Stations: metro vs. “real” train
- Multiple people argue the original French saying refers to big intercity “gares,” not dense metro networks.
- In Paris, almost everything is near a metro stop, so including metros dilutes any effect. Filtering to train-only still showed little change, but many want a re-run limited to major rail hubs and other cities.
Interpreting the scatter and possible one‑way effect
- Some see an empty “far & bad” quadrant as suggestive: very bad kebabs appear only near stations, whereas far-away shops have at least decent minimum quality.
- Others counter that this can arise from selection/collider bias (only surviving businesses are analyzed) and human pattern-finding in noise.
Restaurant economics and rules of thumb
- Popular heuristic: restaurants trade off quality, location, and price—near-station spots pay high rent and rely on captive or transient customers, so can survive with mediocre food.

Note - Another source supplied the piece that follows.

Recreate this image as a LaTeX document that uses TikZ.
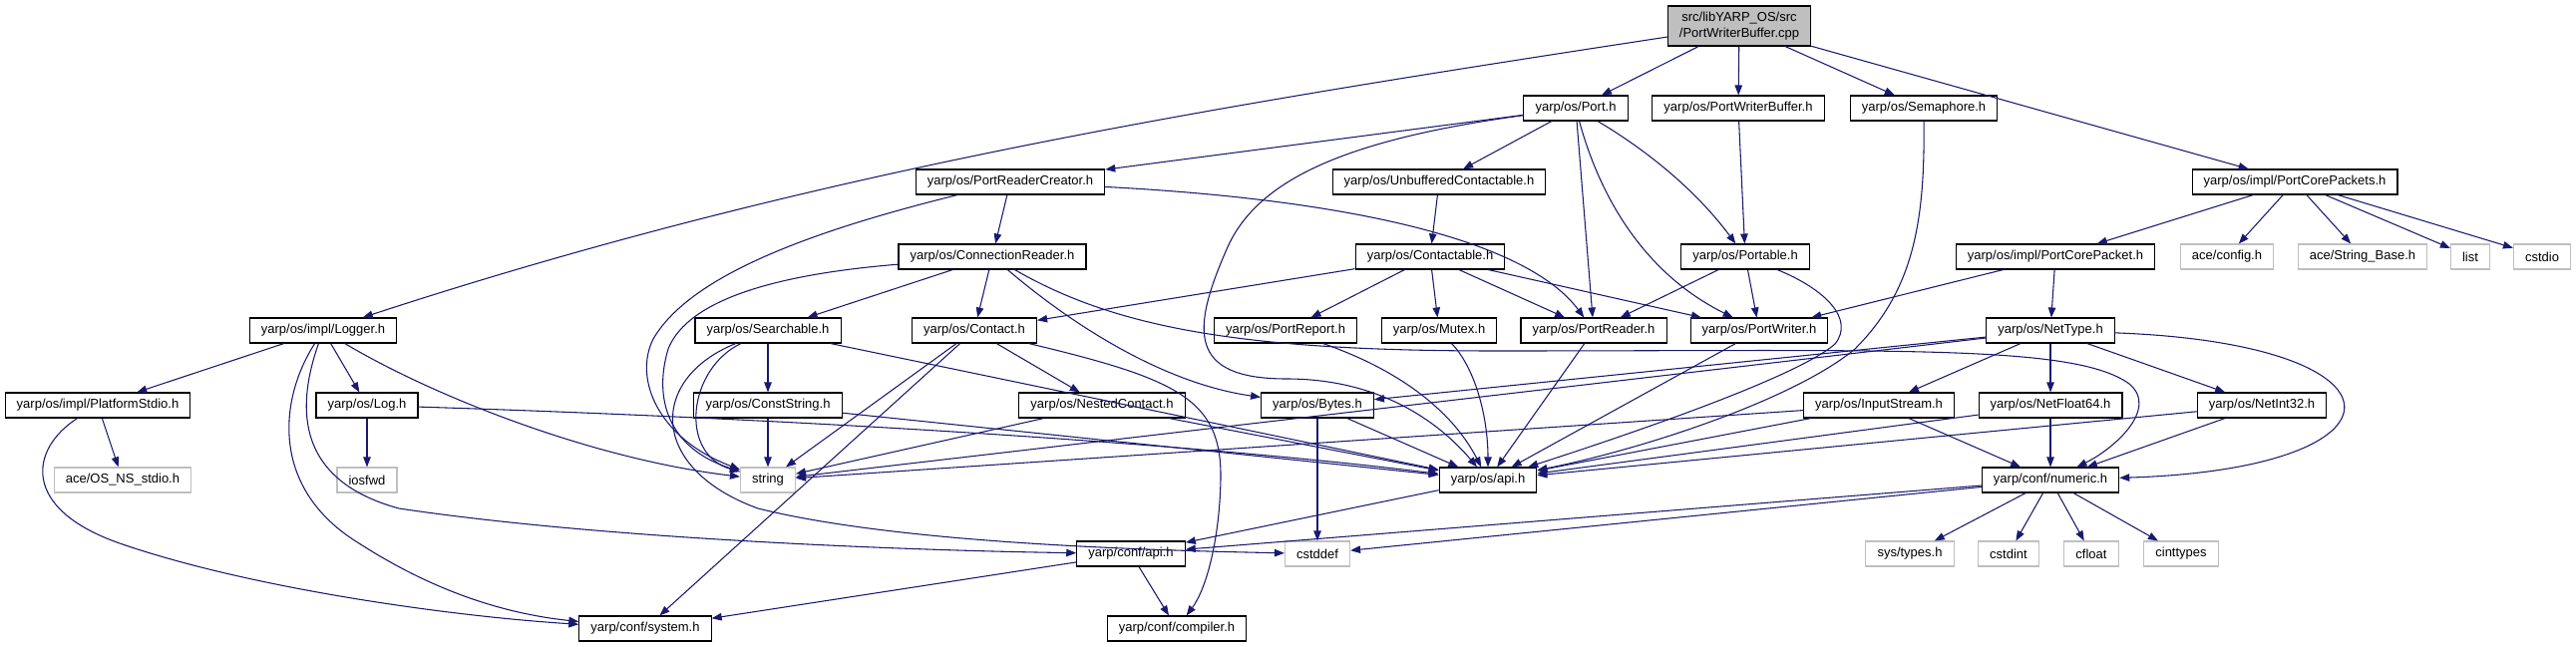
\documentclass[tikz,border=0pt]{standalone}
\usepackage{fontspec}
\setmainfont{Liberation Sans}
\usetikzlibrary{arrows.meta}
\definecolor{edgeblue}{HTML}{191970}
\definecolor{extgray}{HTML}{BFBFBF}
\newcommand\hfnt{\fontsize{9.75}{11.6}\selectfont}

\begin{document}
\begin{tikzpicture}[x=.75pt,y=-.75pt,
  hdr/.style={draw=black,line width=.8pt,inner xsep=8.7pt,inner ysep=0pt,minimum height=18.75pt,font=\hfnt},
  ext/.style={hdr,draw=extgray},
  inc/.style={draw=edgeblue,line width=.8pt,-{Triangle[length=7.5pt,width=5.6pt]}}]
\useasboundingbox(0,0)rectangle(2583,649);
\node[hdr,fill=extgray,align=center,minimum height=30pt](root)at(1744,26){src/libYARP\_OS/src\\/PortWriterBuffer.cpp};
\node[hdr](port)at(1580,108.5){yarp/os/Port.h};\node[hdr](pwb)at(1743,108.5){yarp/os/PortWriterBuffer.h};\node[hdr](sem)at(1929,108.5){yarp/os/Semaphore.h};
\node[hdr](prc)at(1013,182.5){yarp/os/PortReaderCreator.h};\node[hdr](ubc)at(1443,182.5){yarp/os/UnbufferedContactable.h};\node[hdr](pcps)at(2301,182.5){yarp/os/impl/PortCorePackets.h};
\node[hdr](conr)at(995,257.5){yarp/os/ConnectionReader.h};\node[hdr](ctbl)at(1434,257.5){yarp/os/Contactable.h};\node[hdr](ptbl)at(1750,257.5){yarp/os/Portable.h};\node[hdr](pcp)at(2061,257.5){yarp/os/impl/PortCorePacket.h};
\node[ext](acecfg)at(2233,257.5){ace/config.h};\node[ext](strb)at(2369,257.5){ace/String\_Base.h};\node[ext](lst)at(2477,257.5){list};\node[ext](cstdio)at(2549,257.5){cstdio};
\node[hdr](logger)at(324,331.5){yarp/os/impl/Logger.h};\node[hdr](srch)at(770,331.5){yarp/os/Searchable.h};\node[hdr](cont)at(977,331.5){yarp/os/Contact.h};\node[hdr](prep)at(1289,331.5){yarp/os/PortReport.h};
\node[hdr](mtx)at(1443,331.5){yarp/os/Mutex.h};\node[hdr](prd)at(1598,331.5){yarp/os/PortReader.h};\node[hdr](pwr)at(1764,331.5){yarp/os/PortWriter.h};\node[hdr](ntype)at(2056,331.5){yarp/os/NetType.h};
\node[hdr](pstd)at(98,406.5){yarp/os/impl/PlatformStdio.h};\node[hdr](lg)at(368,406.5){yarp/os/Log.h};\node[hdr](cstr)at(770,406.5){yarp/os/ConstString.h};\node[hdr](nest)at(1105,406.5){yarp/os/NestedContact.h};
\node[hdr](byt)at(1321,406.5){yarp/os/Bytes.h};\node[hdr](istr)at(1884,406.5){yarp/os/InputStream.h};\node[hdr](nf64)at(2056,406.5){yarp/os/NetFloat64.h};\node[hdr](ni32)at(2268,406.5){yarp/os/NetInt32.h};
\node[ext](osns)at(123,481.5){ace/OS\_NS\_stdio.h};\node[ext](iosf)at(368,481.5){iosfwd};\node[ext](str)at(770,481.5){string};\node[hdr](osapi)at(1492,481.5){yarp/os/api.h};\node[hdr](num)at(2056,481.5){yarp/conf/numeric.h};
\node[hdr](capi)at(1134,555.5){yarp/conf/api.h};\node[ext](cdef)at(1321,555.5){cstddef};\node[ext](stypes)at(1915,555.5){sys/types.h};\node[ext](cint)at(2014,555.5){cstdint};\node[ext](cflt)at(2097,555.5){cfloat};\node[ext](cinty)at(2187,555.5){cinttypes};
\node[hdr](csys)at(647,630.5){yarp/conf/system.h};\node[hdr](ccomp)at(1180,630.5){yarp/conf/compiler.h};
\draw[inc](root)..controls(1221,106)and(817,170)..(logger);\draw[inc](root)--(port);\draw[inc](root)--(pwb);\draw[inc](root)--(sem);\draw[inc](root)--(pcps);
\draw[inc](port)--(prc);\draw[inc](port)--(ubc);\draw[inc](port)--(prd);
\draw[inc](port)..controls(1350,140)and(1260,180)..(1230,250)..controls(1195,330)and(1190,380)..(1290,380)..controls(1380,380)and(1440,420)..(osapi);
\draw[inc](port)..controls(1605,200)and(1650,275)..(pwr);\draw[inc](port)..controls(1650,150)and(1700,190)..(ptbl);
\draw[inc](pwb)--(ptbl);\draw[inc](sem)..controls(1930,220)and(1920,290)..(1860,350)..controls(1800,400)and(1650,450)..(osapi);
\draw[inc](pcps)--(pcp);\draw[inc](pcps)--(acecfg);\draw[inc](pcps)--(strb);\draw[inc](pcps)--(lst);\draw[inc](pcps)--(cstdio);
\draw[inc](prc)--(conr);\draw[inc](prc)..controls(1350,200)and(1530,240)..(prd);
\draw[inc](prc)..controls(800,235)and(690,280)..(655,340)..controls(635,380)and(660,440)..(str);
\draw[inc](ubc)--(ctbl);
\draw[inc](conr)--(cont);\draw[inc](conr)--(srch);\draw[inc](conr)..controls(1080,330)and(1170,385)..(byt);
\draw[inc](conr)..controls(780,275)and(690,300)..(670,350)..controls(655,400)and(670,450)..(str);
\draw[inc](conr)..controls(1120,330)and(1250,352)..(1500,352)..controls(1900,352)and(2080,345)..(2135,385)..controls(2165,410)and(2120,450)..(num);
\draw[inc](ctbl)--(cont);\draw[inc](ctbl)--(prep);\draw[inc](ctbl)--(mtx);\draw[inc](ctbl)--(prd);\draw[inc](ctbl)--(pwr);
\draw[inc](ptbl)--(prd);\draw[inc](ptbl)--(pwr);\draw[inc](ptbl)..controls(1830,290)and(1860,320)..(1840,345)..controls(1800,380)and(1620,440)..(osapi);
\draw[inc](pcp)--(pwr);\draw[inc](pcp)--(ntype);
\draw[inc](logger)--(pstd);\draw[inc](logger)--(lg);\draw[inc](logger)..controls(430,395)and(590,460)..(str);
\draw[inc](logger)..controls(280,400)and(270,490)..(360,545)..controls(430,590)and(500,615)..(csys);
\draw[inc](logger)..controls(300,400)and(290,480)..(400,510)..controls(600,540)and(900,552)..(capi);
\draw[inc](pstd)--(osns);\draw[inc](pstd)..controls(30,450)and(20,510)..(120,545)..controls(250,590)and(450,618)..(csys);
\draw[inc](lg)--(iosf);\draw[inc](lg)..controls(800,420)and(1200,445)..(osapi);
\draw[inc](srch)--(cstr);\draw[inc](srch)--(osapi);\draw[inc](srch)..controls(690,370)and(680,455)..(str);
\draw[inc](srch)..controls(650,380)and(650,470)..(760,510)..controls(900,545)and(1150,552)..(cdef);
\draw[inc](cstr)--(str);\draw[inc](cstr)--(osapi);
\draw[inc](cont)--(nest);\draw[inc](cont)--(str);\draw[inc](cont)--(csys);
\draw[inc](cont)..controls(1180,380)and(1225,400)..(1224,480)..controls(1223,540)and(1210,590)..(ccomp);
\draw[inc](nest)--(osapi);\draw[inc](nest)--(str);
\draw[inc](prep)..controls(1400,370)and(1455,410)..(osapi);\draw[inc](mtx)..controls(1480,370)and(1492,420)..(osapi);
\draw[inc](prd)--(osapi);\draw[inc](pwr)--(osapi);
\draw[inc](byt)--(osapi);\draw[inc](byt)--(cdef);
\draw[inc](ntype)--(byt);\draw[inc](ntype)--(str);\draw[inc](ntype)--(istr);\draw[inc](ntype)--(nf64);\draw[inc](ntype)--(ni32);
\draw[inc](ntype)..controls(2425,345)and(2425,470)..(num);
\draw[inc](istr)--(str);\draw[inc](istr)--(osapi);\draw[inc](istr)--(num);
\draw[inc](nf64)--(osapi);\draw[inc](nf64)--(num);\draw[inc](ni32)--(osapi);\draw[inc](ni32)--(num);
\draw[inc](num)--(capi);\draw[inc](num)--(cdef);\draw[inc](num)--(stypes);\draw[inc](num)--(cint);\draw[inc](num)--(cflt);\draw[inc](num)--(cinty);
\draw[inc](osapi)--(capi);\draw[inc](capi)--(csys);\draw[inc](capi)--(ccomp);
\end{tikzpicture}
\end{document}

- Counter-argument: higher revenue potential in good locations could also support better food; reality depends on tourist vs. commuter mix and competitive pressure.
OP clarifications and future work
- The author notes the post began as a tongue-in-cheek “meme study,” acknowledges linear correlation may be the wrong test, and plans a follow-up:
- More cities (Berlin, London, Stockholm mentioned).
- Possibly non-linear or quantile approaches, and better distinction between metro and major train stations.